The plot, too, begins in a satisfactory hardboiled fashion as Jae-gon is assigned to capture fugitive Seong-woong due to a gruesome murder. With both the police force and local gangsters claiming a stake in locating the perpetrator it’s not long before their mutual goals aline, with Jae-gon consistently questioning which side of the law he is now on. To complicate matters, Jae-gon’s increasing attraction to femme fatale Hye-kyeong stirs even greater trouble for them both.
Yet while all the classic features of film noir are setup, The Shameless becomes difficult to invest in due to the narrative structure alongside Kim Nam-gil’s indistinct performance. The actor certainly gives it his best, but he simply doesn’t have the gravitas or presence to be the hardboiled cop the film requires, while the script’s venture into generic drama territory dismantles the tense noir elements within and ultimately leads to an unsatisfactory finale. Bizarrely, the disappointing climax occurs around the 1hr 40 minute mark with an additional 20 minutes seemingly tacked on as an epilogue of sorts, slavishly dedicated to wrapping up loose narrative tangents. It’s an unnecessary extension, resulting in an overly long running time with little payoff.

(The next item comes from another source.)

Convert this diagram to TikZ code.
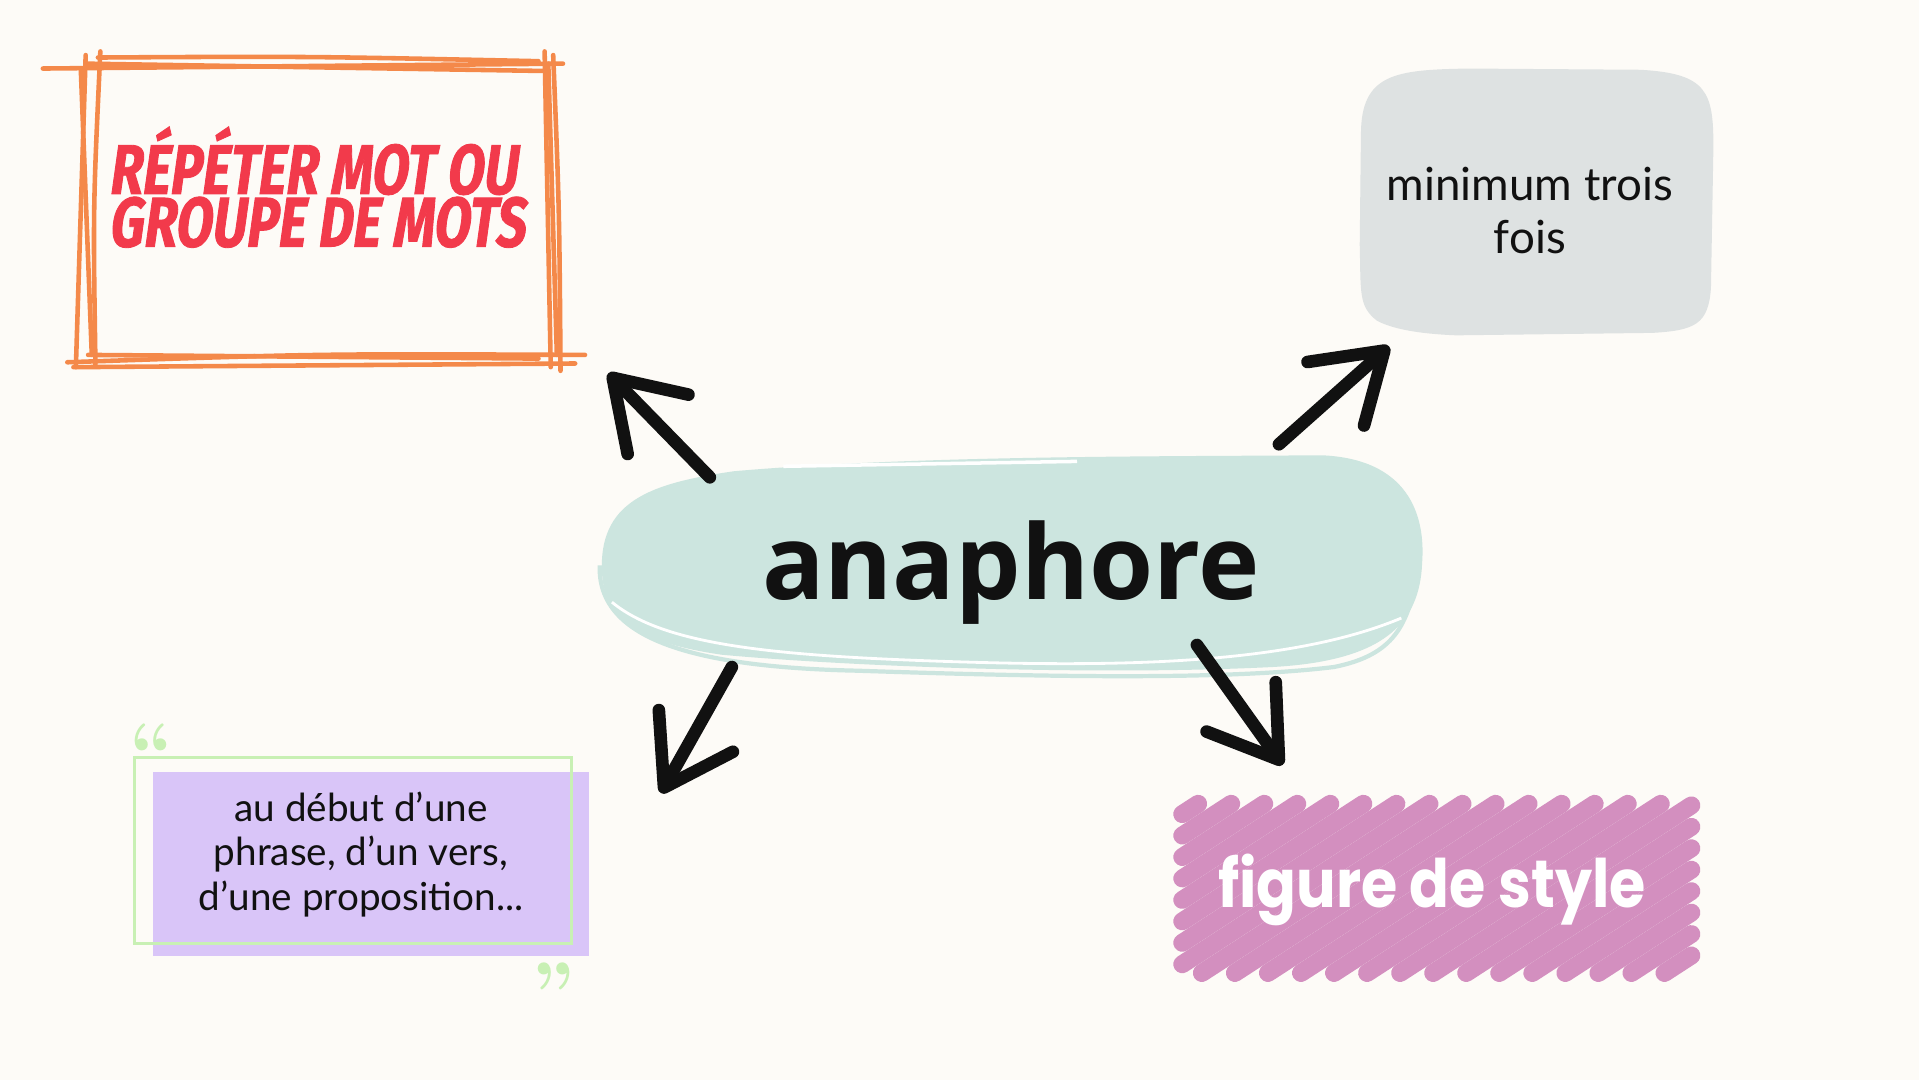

Such criticisms do not apply to Jeon Do-yeon however, who adds yet another compelling performance to her already outstanding resume. While she isn’t given a great deal to work with, her turn as strong, street-wise bar madam/prostitute Hye-kyeong is consistently charismatic, imbuing the antagonist with sophisticated canniness and just a hint of vulnerability. Due to the nature of the narrative structure, The Shameless eventually comes to rest on her shoulders and she carries the film much more convincingly than her co-star with her endearing performance.
The Shameless is a gritty noir crime story by helmer/scribe Oh Seung-wook, who brilliantly employs the urban landscapes of Seoul to construct a visually stimulating film. While the opening is effective in establishing a compelling thriller and the ever-reliable Jeon Do-yeon adds sophistication, the narrative slips into tepid drama and an overly long uninspired finale, making for a competent yet sterile noir tale.